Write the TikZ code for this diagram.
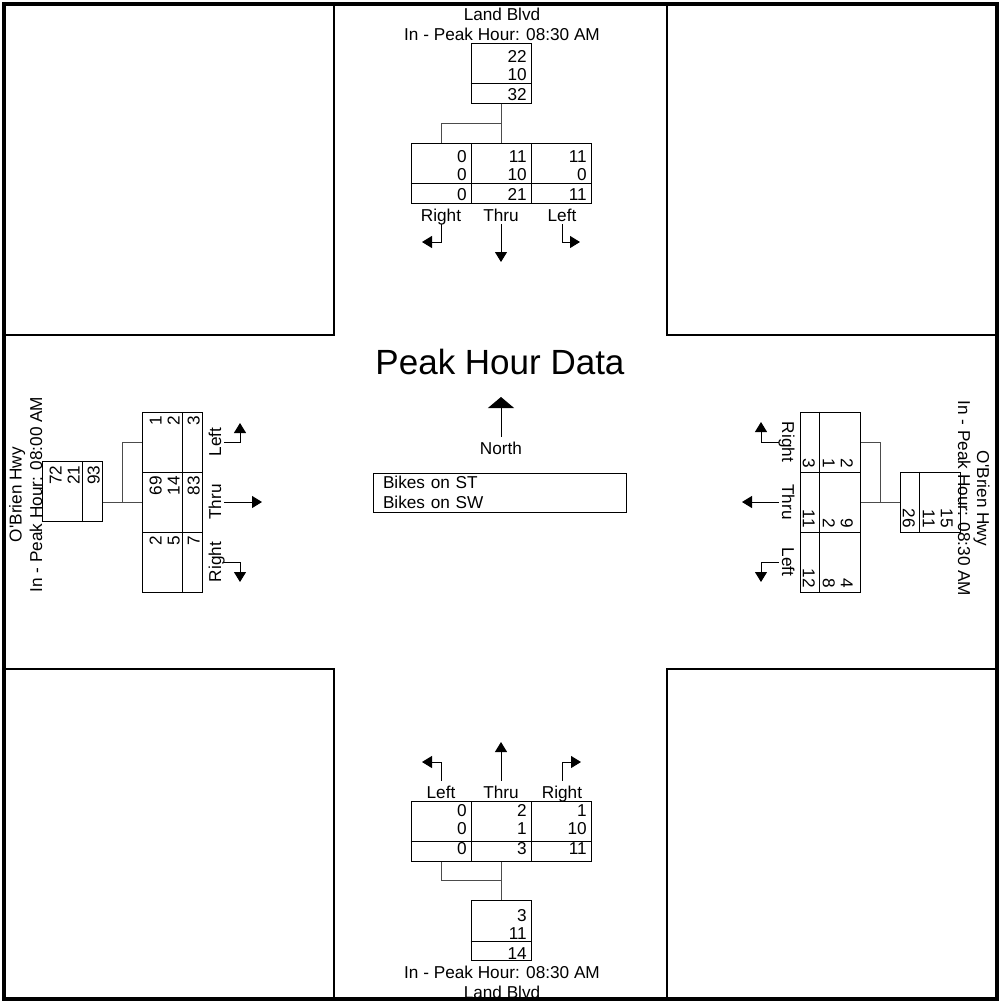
\documentclass[tikz,border=0pt]{standalone}
\usepackage{fontspec}
\setmainfont{Liberation Sans}
\usetikzlibrary{arrows.meta,calc}

\begin{document}
\begin{tikzpicture}[x=0.5pt, y=-0.5pt,
    font=\fontsize{8.6}{9}\selectfont,
    box/.style={draw, line width=0.5pt, inner sep=0pt, minimum width=30pt, minimum height=30pt},
    vals/.style={align=right, inner xsep=2.2pt, inner ysep=1.2pt, anchor=south east},
    mlbl/.style={inner sep=0pt, text height=8.5pt, text depth=1.5pt, anchor=base},
    street/.style={inner sep=0pt, anchor=base},
    turn/.style={line width=0.5pt, -{Triangle[width=6pt,length=5pt]}},
    link/.style={line width=0.5pt, black!70},
    quad/.style={line width=0.6pt}]
    \useasboundingbox (0,0) rectangle (999,1002);

    % Corner blocks
    \draw[quad] (4,335) -| (334,4);
    \draw[quad] (667,4) |- (997,335);
    \draw[quad] (4,669) -| (334,999);
    \draw[quad] (997,669) -| (667,999);

    % North approach (Land Blvd)
    \node[street] (stN) at (502,20.7) {Land Blvd};
    \node[street] (hrN) at (502,40.7) {In - Peak Hour: 08:30 AM};
    \node[box] (inN) at (501,73) {};
    \node[vals] (vN) at (inN.south east) {22\\10\\[1pt]32};
    \node[box] (mNR) at (441,173) {};
    \node[box] (mNT) at (501,173) {};
    \node[box] (mNL) at (561,173) {};
    \node[vals] (vNR) at (mNR.south east) {0\\0\\[1pt]0};
    \node[vals] (vNT) at (mNT.south east) {11\\10\\[1pt]21};
    \node[vals] (vNL) at (mNL.south east) {11\\0\\[1pt]11};
    \coordinate (kN) at ($(inN.south)!.5!(mNT.north)$);
    \draw[link] (inN.south) -- (mNT.north);
    \draw[link] (mNR.north) |- (kN);
    \node[mlbl] (lNR) at (441,221) {Right};
    \node[mlbl] (lNT) at (501,221) {Thru};
    \node[mlbl] (lNL) at (562,221) {Left};
    \coordinate (aNR) at (422,242);
    \coordinate (aNT) at (501,262);
    \coordinate (aNL) at (580,242);
    \draw[turn] (lNR.south) |- (aNR);
    \draw[turn] (lNT.south) -- (aNT);
    \draw[turn] (lNL.south) |- (aNL);

    % West approach (O'Brien Hwy)
    \node[street, rotate=90] (stW) at (21.7,494.5) {O\textquotesingle Brien Hwy};
    \node[street, rotate=90] (hrW) at (42,494.5) {In - Peak Hour: 08:00 AM};
    \node[box, rotate=90] (inW) at (72,491.5) {};
    \node[vals, rotate=90] (vW) at (inW.south east) {72\\21\\[1pt]93};
    \node[box, rotate=90] (mWL) at (172,442) {};
    \node[box, rotate=90] (mWT) at (172,502) {};
    \node[box, rotate=90] (mWR) at (172,562) {};
    \node[vals, rotate=90] (vWL) at (mWL.south east) {1\\2\\[1pt]3};
    \node[vals, rotate=90] (vWT) at (mWT.south east) {69\\14\\[1pt]83};
    \node[vals, rotate=90] (vWR) at (mWR.south east) {2\\5\\[1pt]7};
    \coordinate (jW) at (inW.south |- mWT.north);
    \coordinate (kW) at ($(jW)!.5!(mWT.north)$);
    \draw[link] (jW) -- (mWT.north);
    \draw[link] (mWL.north) -| (kW);
    \node[mlbl, rotate=90] (lWL) at (221,442) {Left};
    \node[mlbl, rotate=90] (lWT) at (221,502) {Thru};
    \node[mlbl, rotate=90] (lWR) at (221,562) {Right};
    \coordinate (aWL) at (240,423);
    \coordinate (aWT) at (262,502);
    \coordinate (aWR) at (240,582);
    \draw[turn] (lWL.south) -| (aWL);
    \draw[turn] (lWT.south) -- (aWT);
    \draw[turn] (lWR.south) -| (aWR);

    % East approach (O'Brien Hwy)
    \node[street, rotate=-90] (stE) at (977,498.5) {O\textquotesingle Brien Hwy};
    \node[street, rotate=-90] (hrE) at (958,498.5) {In - Peak Hour: 08:30 AM};
    \node[box, rotate=-90] (inE) at (930.5,502) {};
    \node[vals, rotate=-90] (vE) at (inE.south east) {15\\11\\[1pt]26};
    \node[box, rotate=-90] (mER) at (830.5,442) {};
    \node[box, rotate=-90] (mET) at (830.5,502) {};
    \node[box, rotate=-90] (mEL) at (830.5,562) {};
    \node[vals, rotate=-90] (vER) at (mER.south east) {2\\1\\[1pt]3};
    \node[vals, rotate=-90] (vET) at (mET.south east) {9\\2\\[1pt]11};
    \node[vals, rotate=-90] (vEL) at (mEL.south east) {4\\8\\[1pt]12};
    \coordinate (kE) at ($(inE.south)!.5!(mET.north)$);
    \draw[link] (inE.south) -- (mET.north);
    \draw[link] (mER.north) -| (kE);
    \node[mlbl, rotate=-90] (lER) at (782,442) {Right};
    \node[mlbl, rotate=-90] (lET) at (782,502) {Thru};
    \node[mlbl, rotate=-90] (lEL) at (782,562) {Left};
    \coordinate (aER) at (761,422);
    \coordinate (aET) at (742,502);
    \coordinate (aEL) at (761,582);
    \draw[turn] (lER.south) -| (aER);
    \draw[turn] (lET.south) -- (aET);
    \draw[turn] (lEL.south) -| (aEL);

    % South approach (Land Blvd)
    \node[mlbl] (lSL) at (441,798) {Left};
    \node[mlbl] (lST) at (501,798) {Thru};
    \node[mlbl] (lSR) at (562,798) {Right};
    \coordinate (aSL) at (422,762);
    \coordinate (aST) at (501,742);
    \coordinate (aSR) at (581,762);
    \draw[turn] (lSL.north) |- (aSL);
    \draw[turn] (lST.north) -- (aST);
    \draw[turn] (lSR.north) |- (aSR);
    \node[box] (mSL) at (441,831) {};
    \node[box] (mST) at (501,831) {};
    \node[box] (mSR) at (561,831) {};
    \node[vals, inner ysep=3.3pt] (vSL) at (mSL.south east) {0\\0\\[1pt]0};
    \node[vals, inner ysep=3.3pt] (vST) at (mST.south east) {2\\1\\[1pt]3};
    \node[vals, inner ysep=3.3pt] (vSR) at (mSR.south east) {1\\10\\[1pt]11};
    \node[box] (inS) at (501,930.5) {};
    \node[vals, inner ysep=0.6pt] (vS) at (inS.south east) {3\\11\\[1pt]14};
    \coordinate (kS) at ($(mST.south)!.5!(inS.north)$);
    \draw[link] (mST.south) -- (inS.north);
    \draw[link] (mSL.south) |- (kS);
    \node[street] (hrS) at (502,978) {In - Peak Hour: 08:30 AM};
    \node[street] (stS) at (502,998) {Land Blvd};

    % Total rows
    \foreach \b in {inN,mNR,mNT,mNL,inW,mWL,mWT,mWR,inE,mER,mET,mEL,mSL,mST,mSR,inS}
        \draw[line width=0.5pt] ($(\b.north west)!.68!(\b.south west)$) -- ($(\b.north east)!.68!(\b.south east)$);

    % Centre
    \node[font=\fontsize{17.5}{20}\selectfont] (title) at (500,362) {Peak Hour Data};
    \node[mlbl] (north) at (501,454) {North};
    \coordinate (aNo) at (501,397);
    \draw[link, -{Triangle[width=13pt,length=5.5pt]}, black] (north.north) -- (aNo);
    \node[draw, line width=0.5pt, minimum width=126.5pt, minimum height=19.5pt, inner xsep=5pt, inner ysep=0pt,
        text width=116.5pt, align=left, font=\fontsize{8.6}{10}\selectfont] (bikes) at (499.5,492.5) {Bikes on ST\\Bikes on SW};

    % Frame
    \draw[line width=2pt] (4,4) rectangle (997,999);
\end{tikzpicture}
\end{document}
═══
TASK DETAILS:
Restate the listing above word for word, and skip the pictures.

THE SOLUTION:
Write the TikZ code for this diagram.
\documentclass[tikz,border=0pt]{standalone}
\usepackage{fontspec}
\setmainfont{Liberation Sans}
\usetikzlibrary{arrows.meta,calc}

\begin{document}
\begin{tikzpicture}[x=0.5pt, y=-0.5pt,
    font=\fontsize{8.6}{9}\selectfont,
    box/.style={draw, line width=0.5pt, inner sep=0pt, minimum width=30pt, minimum height=30pt},
    vals/.style={align=right, inner xsep=2.2pt, inner ysep=1.2pt, anchor=south east},
    mlbl/.style={inner sep=0pt, text height=8.5pt, text depth=1.5pt, anchor=base},
    street/.style={inner sep=0pt, anchor=base},
    turn/.style={line width=0.5pt, -{Triangle[width=6pt,length=5pt]}},
    link/.style={line width=0.5pt, black!70},
    quad/.style={line width=0.6pt}]
    \useasboundingbox (0,0) rectangle (999,1002);

    % Corner blocks
    \draw[quad] (4,335) -| (334,4);
    \draw[quad] (667,4) |- (997,335);
    \draw[quad] (4,669) -| (334,999);
    \draw[quad] (997,669) -| (667,999);

    % North approach (Land Blvd)
    \node[street] (stN) at (502,20.7) {Land Blvd};
    \node[street] (hrN) at (502,40.7) {In - Peak Hour: 08:30 AM};
    \node[box] (inN) at (501,73) {};
    \node[vals] (vN) at (inN.south east) {22\\10\\[1pt]32};
    \node[box] (mNR) at (441,173) {};
    \node[box] (mNT) at (501,173) {};
    \node[box] (mNL) at (561,173) {};
    \node[vals] (vNR) at (mNR.south east) {0\\0\\[1pt]0};
    \node[vals] (vNT) at (mNT.south east) {11\\10\\[1pt]21};
    \node[vals] (vNL) at (mNL.south east) {11\\0\\[1pt]11};
    \coordinate (kN) at ($(inN.south)!.5!(mNT.north)$);
    \draw[link] (inN.south) -- (mNT.north);
    \draw[link] (mNR.north) |- (kN);
    \node[mlbl] (lNR) at (441,221) {Right};
    \node[mlbl] (lNT) at (501,221) {Thru};
    \node[mlbl] (lNL) at (562,221) {Left};
    \coordinate (aNR) at (422,242);
    \coordinate (aNT) at (501,262);
    \coordinate (aNL) at (580,242);
    \draw[turn] (lNR.south) |- (aNR);
    \draw[turn] (lNT.south) -- (aNT);
    \draw[turn] (lNL.south) |- (aNL);

    % West approach (O'Brien Hwy)
    \node[street, rotate=90] (stW) at (21.7,494.5) {O\textquotesingle Brien Hwy};
    \node[street, rotate=90] (hrW) at (42,494.5) {In - Peak Hour: 08:00 AM};
    \node[box, rotate=90] (inW) at (72,491.5) {};
    \node[vals, rotate=90] (vW) at (inW.south east) {72\\21\\[1pt]93};
    \node[box, rotate=90] (mWL) at (172,442) {};
    \node[box, rotate=90] (mWT) at (172,502) {};
    \node[box, rotate=90] (mWR) at (172,562) {};
    \node[vals, rotate=90] (vWL) at (mWL.south east) {1\\2\\[1pt]3};
    \node[vals, rotate=90] (vWT) at (mWT.south east) {69\\14\\[1pt]83};
    \node[vals, rotate=90] (vWR) at (mWR.south east) {2\\5\\[1pt]7};
    \coordinate (jW) at (inW.south |- mWT.north);
    \coordinate (kW) at ($(jW)!.5!(mWT.north)$);
    \draw[link] (jW) -- (mWT.north);
    \draw[link] (mWL.north) -| (kW);
    \node[mlbl, rotate=90] (lWL) at (221,442) {Left};
    \node[mlbl, rotate=90] (lWT) at (221,502) {Thru};
    \node[mlbl, rotate=90] (lWR) at (221,562) {Right};
    \coordinate (aWL) at (240,423);
    \coordinate (aWT) at (262,502);
    \coordinate (aWR) at (240,582);
    \draw[turn] (lWL.south) -| (aWL);
    \draw[turn] (lWT.south) -- (aWT);
    \draw[turn] (lWR.south) -| (aWR);

    % East approach (O'Brien Hwy)
    \node[street, rotate=-90] (stE) at (977,498.5) {O\textquotesingle Brien Hwy};
    \node[street, rotate=-90] (hrE) at (958,498.5) {In - Peak Hour: 08:30 AM};
    \node[box, rotate=-90] (inE) at (930.5,502) {};
    \node[vals, rotate=-90] (vE) at (inE.south east) {15\\11\\[1pt]26};
    \node[box, rotate=-90] (mER) at (830.5,442) {};
    \node[box, rotate=-90] (mET) at (830.5,502) {};
    \node[box, rotate=-90] (mEL) at (830.5,562) {};
    \node[vals, rotate=-90] (vER) at (mER.south east) {2\\1\\[1pt]3};
    \node[vals, rotate=-90] (vET) at (mET.south east) {9\\2\\[1pt]11};
    \node[vals, rotate=-90] (vEL) at (mEL.south east) {4\\8\\[1pt]12};
    \coordinate (kE) at ($(inE.south)!.5!(mET.north)$);
    \draw[link] (inE.south) -- (mET.north);
    \draw[link] (mER.north) -| (kE);
    \node[mlbl, rotate=-90] (lER) at (782,442) {Right};
    \node[mlbl, rotate=-90] (lET) at (782,502) {Thru};
    \node[mlbl, rotate=-90] (lEL) at (782,562) {Left};
    \coordinate (aER) at (761,422);
    \coordinate (aET) at (742,502);
    \coordinate (aEL) at (761,582);
    \draw[turn] (lER.south) -| (aER);
    \draw[turn] (lET.south) -- (aET);
    \draw[turn] (lEL.south) -| (aEL);

    % South approach (Land Blvd)
    \node[mlbl] (lSL) at (441,798) {Left};
    \node[mlbl] (lST) at (501,798) {Thru};
    \node[mlbl] (lSR) at (562,798) {Right};
    \coordinate (aSL) at (422,762);
    \coordinate (aST) at (501,742);
    \coordinate (aSR) at (581,762);
    \draw[turn] (lSL.north) |- (aSL);
    \draw[turn] (lST.north) -- (aST);
    \draw[turn] (lSR.north) |- (aSR);
    \node[box] (mSL) at (441,831) {};
    \node[box] (mST) at (501,831) {};
    \node[box] (mSR) at (561,831) {};
    \node[vals, inner ysep=3.3pt] (vSL) at (mSL.south east) {0\\0\\[1pt]0};
    \node[vals, inner ysep=3.3pt] (vST) at (mST.south east) {2\\1\\[1pt]3};
    \node[vals, inner ysep=3.3pt] (vSR) at (mSR.south east) {1\\10\\[1pt]11};
    \node[box] (inS) at (501,930.5) {};
    \node[vals, inner ysep=0.6pt] (vS) at (inS.south east) {3\\11\\[1pt]14};
    \coordinate (kS) at ($(mST.south)!.5!(inS.north)$);
    \draw[link] (mST.south) -- (inS.north);
    \draw[link] (mSL.south) |- (kS);
    \node[street] (hrS) at (502,978) {In - Peak Hour: 08:30 AM};
    \node[street] (stS) at (502,998) {Land Blvd};

    % Total rows
    \foreach \b in {inN,mNR,mNT,mNL,inW,mWL,mWT,mWR,inE,mER,mET,mEL,mSL,mST,mSR,inS}
        \draw[line width=0.5pt] ($(\b.north west)!.68!(\b.south west)$) -- ($(\b.north east)!.68!(\b.south east)$);

    % Centre
    \node[font=\fontsize{17.5}{20}\selectfont] (title) at (500,362) {Peak Hour Data};
    \node[mlbl] (north) at (501,454) {North};
    \coordinate (aNo) at (501,397);
    \draw[link, -{Triangle[width=13pt,length=5.5pt]}, black] (north.north) -- (aNo);
    \node[draw, line width=0.5pt, minimum width=126.5pt, minimum height=19.5pt, inner xsep=5pt, inner ysep=0pt,
        text width=116.5pt, align=left, font=\fontsize{8.6}{10}\selectfont] (bikes) at (499.5,492.5) {Bikes on ST\\Bikes on SW};

    % Frame
    \draw[line width=2pt] (4,4) rectangle (997,999);
\end{tikzpicture}
\end{document}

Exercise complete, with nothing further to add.